Im not sure if this helps but if your track geometry is known and you store it in a variable, you can use that variable in the mesh definition and port definition that comes after the mesh and geometry setup. That way the port length should always correspond to the height of your track.

Paul

[huszaghmatt]

Thanks for the suggestion Paul. Currently my automeshing tool just works on csxcad primitives, whereas that would require me to extend it in some way. I guess I could create the microstrip line twice: once for the automesh and then for the port. I don't think them overlapping would be a problem. I'm just not a big fan of this approach because it feels like it should be unnecessary.

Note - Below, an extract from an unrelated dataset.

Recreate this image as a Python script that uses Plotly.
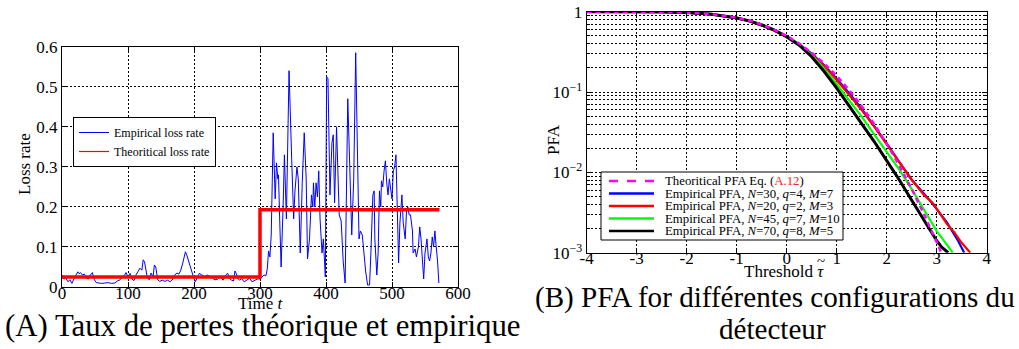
import plotly.graph_objects as go

W, H = 1019, 349
SERIF = "Liberation Serif, DejaVu Serif, Times New Roman, serif"

# ── Left panel: loss rate vs time ──────────────────────────────────────
t_loss = [
    0, 3, 6, 9, 12, 15, 18, 21, 24, 26,
    28, 31, 34, 37, 40, 43, 46, 49, 52, 56,
    60, 65, 70, 75, 80, 84, 88, 92, 95, 97,
    100, 103, 106, 109, 112, 115, 118, 121, 123, 125,
    127, 129, 132, 135, 138, 140, 142, 145, 148, 152,
    156, 160, 164, 168, 171, 174, 177, 180, 183, 185,
    187, 189, 191, 193, 195, 197, 199, 202, 205, 208,
    212, 216, 220, 224, 228, 232, 236, 240, 244, 248,
    251, 254, 257, 260, 262, 264, 266, 269, 272, 276,
    280, 284, 288, 292, 296, 300,
    303, 306, 309, 311, 313, 315, 317, 320, 323, 325,
    327, 328, 330, 332, 335, 337, 340, 344, 348, 351,
    353, 356, 358, 361, 364, 367, 370, 372, 375, 378,
    380, 381, 383, 385, 387, 389, 391, 394, 396, 399,
    401, 403, 406, 409, 411, 413, 416, 420, 423, 426,
    429, 433, 436, 439, 442, 445, 450, 452, 455, 458,
    460, 463, 466, 468, 471, 473, 474, 477, 479, 481,
    483, 484, 486, 488, 490, 492, 494, 496, 498, 500,
    502, 504, 506, 508, 510, 512, 515, 517, 520, 522,
    524, 526, 528, 531, 532, 535, 537, 540, 542, 544,
    546, 548, 550, 553, 555, 557, 559, 561, 563, 565,
    567, 569, 571,
]
emp_loss = [
    0.030, 0.020, 0.022, 0.013, 0.018, 0.009, 0.020, 0.030, 0.038, 0.033,
    0.036, 0.030, 0.032, 0.022, 0.020, 0.030, 0.036, 0.018, 0.011, 0.010,
    0.009, 0.010, 0.011, 0.009, 0.010, 0.015, 0.018, 0.026, 0.030, 0.036,
    0.025, 0.034, 0.020, 0.016, 0.030, 0.038, 0.047, 0.042, 0.068, 0.063,
    0.040, 0.026, 0.018, 0.035, 0.025, 0.055, 0.050, 0.018, 0.014, 0.017,
    0.014, 0.017, 0.013, 0.020, 0.030, 0.035, 0.032, 0.042, 0.060, 0.075,
    0.088, 0.080, 0.068, 0.060, 0.050, 0.035, 0.026, 0.013, 0.026, 0.034,
    0.030, 0.026, 0.030, 0.026, 0.022, 0.018, 0.020, 0.026, 0.017, 0.030,
    0.034, 0.021, 0.017, 0.015, 0.040, 0.034, 0.022, 0.017, 0.021, 0.013,
    0.017, 0.022, 0.013, 0.017, 0.020, 0.020,
    0.025, 0.030, 0.028, 0.045, 0.090, 0.075, 0.130, 0.385, 0.220, 0.310,
    0.270, 0.280, 0.160, 0.050, 0.200, 0.330, 0.170, 0.540, 0.320, 0.170,
    0.240, 0.300, 0.270, 0.085, 0.260, 0.385, 0.270, 0.070, 0.120, 0.230,
    0.200, 0.260, 0.200, 0.260, 0.225, 0.290, 0.170, 0.085, 0.120, 0.025,
    0.525, 0.520, 0.230, 0.360, 0.380, 0.210, 0.400, 0.180, 0.165, 0.065,
    0.010, 0.470, 0.300, 0.130, 0.270, 0.585, 0.120, 0.140, 0.130, 0.070,
    0.040, 0.005, 0.005, 0.085, 0.230, 0.240, 0.120, 0.030, 0.085, 0.240,
    0.200, 0.265, 0.250, 0.290, 0.315, 0.260, 0.230, 0.270, 0.250, 0.220,
    0.290, 0.300, 0.330, 0.150, 0.060, 0.160, 0.230, 0.160, 0.120, 0.190,
    0.200, 0.180, 0.180, 0.140, 0.085, 0.095, 0.075, 0.100, 0.150, 0.120,
    0.070, 0.020, 0.085, 0.120, 0.075, 0.065, 0.085, 0.125, 0.100, 0.140,
    0.100, 0.065, 0.010,
]
assert len(t_loss) == len(emp_loss)

t_step = [0, 300, 572]
theo_loss = [0.025, 0.193, 0.193]

# ── Right panel: PFA vs threshold ──────────────────────────────────────
thr_head = [-4, -3.5, -3, -2.5, -2, -1.5, -1, -0.75, -0.5, -0.25, 0]

thr_theo = thr_head + [0.25, 0.5, 0.75, 1, 1.25, 1.5, 1.75, 2, 2.25, 2.5, 2.75, 3, 3.1]
pfa_theo = [0.99997, 0.99977, 0.99865, 0.99379, 0.97725, 0.93319, 0.84134,
            0.77337, 0.69146, 0.59871, 0.5, 0.40129, 0.30854, 0.22663,
            0.15866, 0.10565, 0.06681, 0.04006, 0.02275, 0.01222, 0.00621,
            0.00298, 0.00135, 0.00097]

thr_blue = thr_head + [0.25, 0.5, 0.75, 1, 1.25, 1.5, 1.75, 2, 2.25, 2.5, 2.75, 2.9, 3.2, 3.43, 3.55]
pfa_blue = [1.0, 0.9998, 0.9986, 0.9935, 0.9765, 0.932, 0.84, 0.772, 0.69, 0.597, 0.497,
            0.394, 0.300, 0.216, 0.146, 0.0966, 0.0617, 0.038, 0.0229, 0.0135, 0.0081,
            0.0054, 0.0042, 0.0024, 0.0014, 0.001]

thr_red = thr_head + [0.25, 0.5, 0.75, 1, 1.25, 1.5, 1.75, 2, 2.25, 2.5, 2.75, 2.93, 3.2, 3.35, 3.47, 3.58, 3.67]
pfa_red = [1.0, 0.9997, 0.9983, 0.992, 0.973, 0.926, 0.828, 0.76, 0.675, 0.585, 0.485,
           0.389, 0.295, 0.211, 0.141, 0.093, 0.0596, 0.0372, 0.0224, 0.0135, 0.0081,
           0.0052, 0.0041, 0.0023, 0.0018, 0.0014, 0.00117, 0.001]

thr_green = thr_head + [0.25, 0.5, 0.75, 1, 1.25, 1.5, 1.75, 2, 2.25, 2.5, 2.75, 3, 3.1, 3.2, 3.32]
pfa_green = [1.0, 0.9998, 0.9986, 0.9937, 0.9765, 0.932, 0.838, 0.77, 0.686, 0.594, 0.492,
             0.389, 0.288, 0.195, 0.126, 0.080, 0.0495, 0.0297, 0.018, 0.0109, 0.0062,
             0.00342, 0.00186, 0.00154, 0.00126, 0.001]

thr_black = thr_head + [0.25, 0.5, 0.75, 1, 1.25, 1.5, 1.75, 2, 2.25, 2.5, 2.75, 3, 3.1, 3.23]
pfa_black = [1.0, 0.9998, 0.9985, 0.9935, 0.976, 0.931, 0.836, 0.768, 0.684, 0.59, 0.488,
             0.383, 0.275, 0.180, 0.112, 0.068, 0.041, 0.0242, 0.014, 0.0081, 0.0045,
             0.00254, 0.00141, 0.00117, 0.001]

legend_labels = [
    "Theoritical PFA Eq. (<span style='color:#ff2020'>A.12</span>)",
    "Empirical PFA, <i>N</i>=30, <i>q</i>=4, <i>M</i>=7",
    "Empirical PFA, <i>N</i>=20, <i>q</i>=2, <i>M</i>=3",
    "Empirical PFA, <i>N</i>=45, <i>q</i>=7, <i>M</i>=10",
    "Empirical PFA, <i>N</i>=70, <i>q</i>=8, <i>M</i>=5",
]
legend_colors = ["#FF00FF", "#0000FF", "#FF0000", "#00FF00", "#000000"]
legend_dash = ["dash", "solid", "solid", "solid", "solid"]


def px_x(p):
    return p / W


def px_y(p):
    return 1 - p / H


fig = go.Figure()

# left panel
fig.add_trace(go.Scatter(x=t_loss, y=emp_loss, mode="lines", name="Empirical loss rate",
                         line=dict(color="#0000FF", width=1), xaxis="x", yaxis="y"))
fig.add_trace(go.Scatter(x=t_step, y=theo_loss, mode="lines", line_shape="hv",
                         line=dict(color="#FF0000", width=3.5), showlegend=False,
                         xaxis="x", yaxis="y"))
fig.add_trace(go.Scatter(x=[None], y=[None], mode="lines", name="Theoritical loss rate",
                         line=dict(color="#FF0000", width=1.2), xaxis="x", yaxis="y"))

# right panel
for xs, ys, col, w in [
    (thr_blue, pfa_blue, "#0000FF", 2.2),
    (thr_red, pfa_red, "#FF0000", 2.2),
    (thr_green, pfa_green, "#00FF00", 2.2),
    (thr_black, pfa_black, "#000000", 3),
]:
    fig.add_trace(go.Scatter(x=xs, y=ys, mode="lines", line=dict(color=col, width=w),
                             showlegend=False, xaxis="x2", yaxis="y2"))
fig.add_trace(go.Scatter(x=thr_theo, y=pfa_theo, mode="lines",
                         line=dict(color="#FF00FF", width=2.5, dash="5px,4px"),
                         showlegend=False, xaxis="x2", yaxis="y2"))

axis_common = dict(
    showline=True, linecolor="black", linewidth=1.2, mirror="ticks",
    ticks="inside", ticklen=5, tickcolor="black",
    showgrid=True, gridcolor="black", gridwidth=1, griddash="2px,2px",
    zeroline=False, automargin=False,
    tickfont=dict(family=SERIF, size=17, color="black"),
)

fig.update_layout(
    width=W, height=H,
    margin=dict(l=0, r=0, t=0, b=0),
    paper_bgcolor="white", plot_bgcolor="white",
    font=dict(family=SERIF, color="black"),
    xaxis=dict(domain=[px_x(62), px_x(458)], range=[0, 600], dtick=100, anchor="y",
               ticklabelstandoff=-10, **axis_common),
    yaxis=dict(domain=[px_y(287), px_y(46.7)], range=[0, 0.6], dtick=0.1, anchor="x", **axis_common),
    xaxis2=dict(domain=[px_x(586.7), px_x(986.7)], range=[-4, 4],
                tickvals=[-4, -3, -2, -1, 0, 1, 2, 3, 4],
                ticktext=["-4", "-3", "-2", "-1", "0", "1", "2", "3", "4"],
                anchor="y2", ticklabelstandoff=-10, **axis_common),
    yaxis2=dict(domain=[px_y(252.7), px_y(11.7)], type="log", range=[-3, 0],
                tickvals=[0.001, 0.01, 0.1, 1],
                ticktext=["10<sup>−3</sup>", "10<sup>−2</sup>", "10<sup>−1</sup>", "1"],
                minor=dict(dtick="D1", showgrid=True, gridcolor="black", griddash="2px,2px",
                           ticks="inside", ticklen=3, tickcolor="black"),
                anchor="x2", **axis_common),
    legend=dict(x=px_x(73), y=px_y(117), xanchor="left", yanchor="top",
                bgcolor="white", bordercolor="black", borderwidth=1,
                font=dict(family=SERIF, size=12, color="black")),
)

shapes = [dict(type="rect", xref="paper", yref="paper",
               x0=px_x(601), x1=px_x(843), y0=px_y(240), y1=px_y(172),
               fillcolor="white", line=dict(color="black", width=1), layer="above")]
annotations = []
rows = [181, 193.5, 206, 218.5, 231]
for lab, col, dsh, py in zip(legend_labels, legend_colors, legend_dash, rows):
    shapes.append(dict(type="line", xref="paper", yref="paper",
                       x0=px_x(609), x1=px_x(654), y0=px_y(py), y1=px_y(py),
                       line=dict(color=col, width=2.5, dash=dsh), layer="above"))
    annotations.append(dict(text=lab, xref="paper", yref="paper", x=px_x(663), y=px_y(py),
                            xanchor="left", yanchor="middle", showarrow=False,
                            font=dict(family=SERIF, size=12.8, color="black")))

annotations += [
    dict(text="Loss rate", x=px_x(25), y=px_y(164), textangle=-90, font=dict(size=17)),
    dict(text="Time <i>t</i>", x=px_x(261), y=px_y(303), font=dict(size=17)),
    dict(text="PFA", x=px_x(553), y=px_y(140), textangle=-90, font=dict(size=17)),
    dict(text="Threshold <i>τ</i>", x=px_x(784), y=px_y(271), font=dict(size=17)),
    dict(text="~", x=px_x(821), y=px_y(261), font=dict(size=15)),
    dict(text="(A) Taux de pertes théorique et empirique", x=px_x(3), y=px_y(326),
         xanchor="left", font=dict(size=30.8)),
    dict(text="(B) PFA for différentes configurations du", x=px_x(533), y=px_y(297),
         xanchor="left", font=dict(size=29.1)),
    dict(text="détecteur", x=px_x(772), y=px_y(329), font=dict(size=29.1)),
]
for a in annotations[len(legend_labels):]:
    a.setdefault("xanchor", "center")
    a.update(xref="paper", yref="paper", showarrow=False, yanchor="middle")
    a["font"].update(family=SERIF, color="black")

fig.update_layout(shapes=shapes, annotations=annotations)
# the default page keeps an 8px body margin; drop it so the figure fills the window
fig.write_html("out.html", config={"displayModeBar": False},
               post_script="document.body.style.margin='0px';")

I'm getting much better results now (no reflection and more accurate Z0), after changing the microstrip line to have a nonzero height. From thorsten's last comment it does sound like i could improve this further with the approach used by ports for voltage and current probes, which sounds like it can differentiate between signals travelling forward and backward along the line. If there's any information on how to implement that I'd love to hear it. I'll keep working on this and post the most recent results soon, in case anyone comes across a similar issue.

[huszaghmatt]

Here's a plot of the openems result vs the wheeler approximation (https://en.wikipedia.org/wiki/Microstri ... _impedance) over a sweep of trace width. It's looking much closer, although still a little off and I'm not sure how to explain the bumpiness.

scratch.png (18.89 KiB) Viewed 5784 times

[PaulUK]

When you setup your mesh, do you have mesh lines on the edge of the metal strip or are you following the 1/3 2/3 rule? Although initially counter intuitive, you should not have mesh lines on the edge of planar tracks but have one line 1/3 of the mesh resolution inside the track and a mesh line 2/3 of the mesh resolution outside the track. There is a page about meshing on the wiki.

[huszaghmatt]

Thanks for the suggestion Paul. Yeah these results incorporate the thirds rule (read that wiki page, found it super useful).